# Stated problem
Starting at the first line of the data, please print exactly those lines through the one that holds "(defuzzlbl) at ($(defuzz.north)+(29.7,14)$)", omitting every picture.

Source code of charts
^^^^^^^^^^^^^^^^

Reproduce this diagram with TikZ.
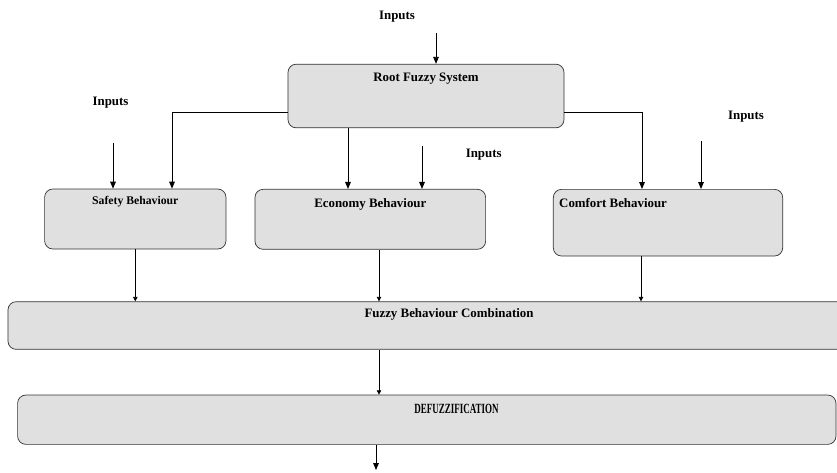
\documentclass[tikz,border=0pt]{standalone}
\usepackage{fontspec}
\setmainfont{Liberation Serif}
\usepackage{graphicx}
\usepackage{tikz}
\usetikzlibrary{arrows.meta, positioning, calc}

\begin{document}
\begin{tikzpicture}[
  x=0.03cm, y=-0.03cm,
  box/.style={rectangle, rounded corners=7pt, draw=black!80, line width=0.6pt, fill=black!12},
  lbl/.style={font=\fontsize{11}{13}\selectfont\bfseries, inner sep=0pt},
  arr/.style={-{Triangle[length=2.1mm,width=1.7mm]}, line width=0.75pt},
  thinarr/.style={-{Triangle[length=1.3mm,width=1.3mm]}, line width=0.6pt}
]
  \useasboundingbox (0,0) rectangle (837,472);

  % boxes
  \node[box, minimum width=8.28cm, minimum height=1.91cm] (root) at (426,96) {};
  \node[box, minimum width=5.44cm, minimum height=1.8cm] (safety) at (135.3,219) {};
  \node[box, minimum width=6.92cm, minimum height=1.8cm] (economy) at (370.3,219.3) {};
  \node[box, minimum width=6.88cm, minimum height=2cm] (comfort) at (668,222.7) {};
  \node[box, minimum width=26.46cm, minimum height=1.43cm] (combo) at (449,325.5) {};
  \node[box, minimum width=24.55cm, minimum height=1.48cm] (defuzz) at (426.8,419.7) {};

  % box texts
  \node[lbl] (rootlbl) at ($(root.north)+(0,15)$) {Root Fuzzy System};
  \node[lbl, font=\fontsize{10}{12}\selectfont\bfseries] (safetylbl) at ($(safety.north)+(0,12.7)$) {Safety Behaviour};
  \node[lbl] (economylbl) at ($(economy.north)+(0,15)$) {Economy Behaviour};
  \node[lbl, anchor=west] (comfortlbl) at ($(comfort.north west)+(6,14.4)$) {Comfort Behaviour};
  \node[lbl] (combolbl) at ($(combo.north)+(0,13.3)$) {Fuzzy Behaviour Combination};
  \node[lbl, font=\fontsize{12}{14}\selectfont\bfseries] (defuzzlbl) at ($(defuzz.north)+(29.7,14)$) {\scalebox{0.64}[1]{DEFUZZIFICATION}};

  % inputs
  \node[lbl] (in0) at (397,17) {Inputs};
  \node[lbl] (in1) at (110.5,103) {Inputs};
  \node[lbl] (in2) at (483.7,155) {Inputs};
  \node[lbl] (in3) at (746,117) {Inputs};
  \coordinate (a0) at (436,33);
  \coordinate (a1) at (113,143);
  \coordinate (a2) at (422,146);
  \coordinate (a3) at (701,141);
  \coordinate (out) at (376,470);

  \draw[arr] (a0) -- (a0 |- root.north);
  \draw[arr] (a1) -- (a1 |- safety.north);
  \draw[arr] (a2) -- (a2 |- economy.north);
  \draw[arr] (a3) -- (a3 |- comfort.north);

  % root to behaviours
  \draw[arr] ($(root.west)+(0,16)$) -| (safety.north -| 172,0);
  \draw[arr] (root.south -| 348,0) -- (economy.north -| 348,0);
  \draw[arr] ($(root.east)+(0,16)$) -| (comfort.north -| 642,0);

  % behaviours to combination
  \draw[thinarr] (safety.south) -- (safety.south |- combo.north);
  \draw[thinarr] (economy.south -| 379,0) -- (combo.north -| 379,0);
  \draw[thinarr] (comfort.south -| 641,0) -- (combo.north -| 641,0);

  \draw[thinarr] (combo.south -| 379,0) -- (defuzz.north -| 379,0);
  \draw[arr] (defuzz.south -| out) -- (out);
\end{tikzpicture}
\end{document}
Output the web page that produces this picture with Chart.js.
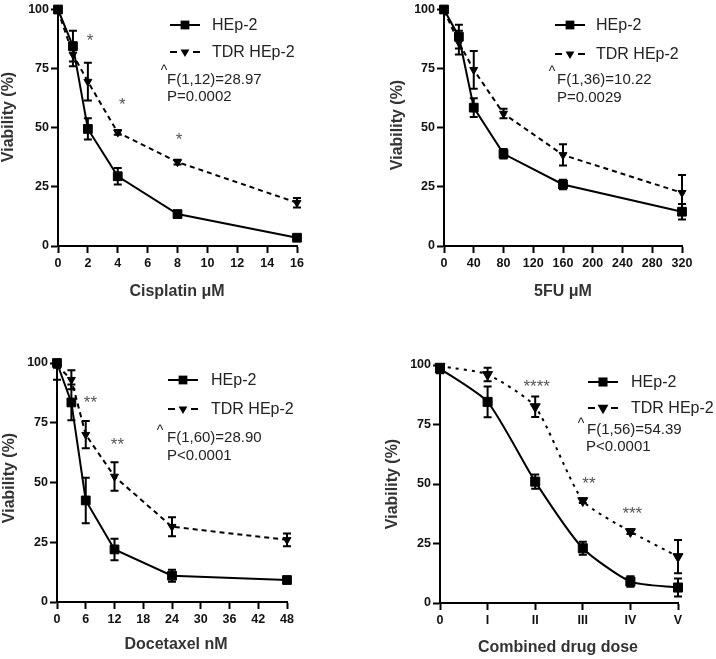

^^^^^^^^^^^^^^^^

# Task solution
Reproduce this diagram with TikZ.
\documentclass[tikz,border=0pt]{standalone}
\usepackage{fontspec}
\setmainfont{Liberation Serif}
\usepackage{graphicx}
\usepackage{tikz}
\usetikzlibrary{arrows.meta, positioning, calc}

\begin{document}
\begin{tikzpicture}[
  x=0.03cm, y=-0.03cm,
  box/.style={rectangle, rounded corners=7pt, draw=black!80, line width=0.6pt, fill=black!12},
  lbl/.style={font=\fontsize{11}{13}\selectfont\bfseries, inner sep=0pt},
  arr/.style={-{Triangle[length=2.1mm,width=1.7mm]}, line width=0.75pt},
  thinarr/.style={-{Triangle[length=1.3mm,width=1.3mm]}, line width=0.6pt}
]
  \useasboundingbox (0,0) rectangle (837,472);

  % boxes
  \node[box, minimum width=8.28cm, minimum height=1.91cm] (root) at (426,96) {};
  \node[box, minimum width=5.44cm, minimum height=1.8cm] (safety) at (135.3,219) {};
  \node[box, minimum width=6.92cm, minimum height=1.8cm] (economy) at (370.3,219.3) {};
  \node[box, minimum width=6.88cm, minimum height=2cm] (comfort) at (668,222.7) {};
  \node[box, minimum width=26.46cm, minimum height=1.43cm] (combo) at (449,325.5) {};
  \node[box, minimum width=24.55cm, minimum height=1.48cm] (defuzz) at (426.8,419.7) {};

  % box texts
  \node[lbl] (rootlbl) at ($(root.north)+(0,15)$) {Root Fuzzy System};
  \node[lbl, font=\fontsize{10}{12}\selectfont\bfseries] (safetylbl) at ($(safety.north)+(0,12.7)$) {Safety Behaviour};
  \node[lbl] (economylbl) at ($(economy.north)+(0,15)$) {Economy Behaviour};
  \node[lbl, anchor=west] (comfortlbl) at ($(comfort.north west)+(6,14.4)$) {Comfort Behaviour};
  \node[lbl] (combolbl) at ($(combo.north)+(0,13.3)$) {Fuzzy Behaviour Combination};
  \node[lbl, font=\fontsize{12}{14}\selectfont\bfseries] (defuzzlbl) at ($(defuzz.north)+(29.7,14)$) {\scalebox{0.64}[1]{DEFUZZIFICATION}};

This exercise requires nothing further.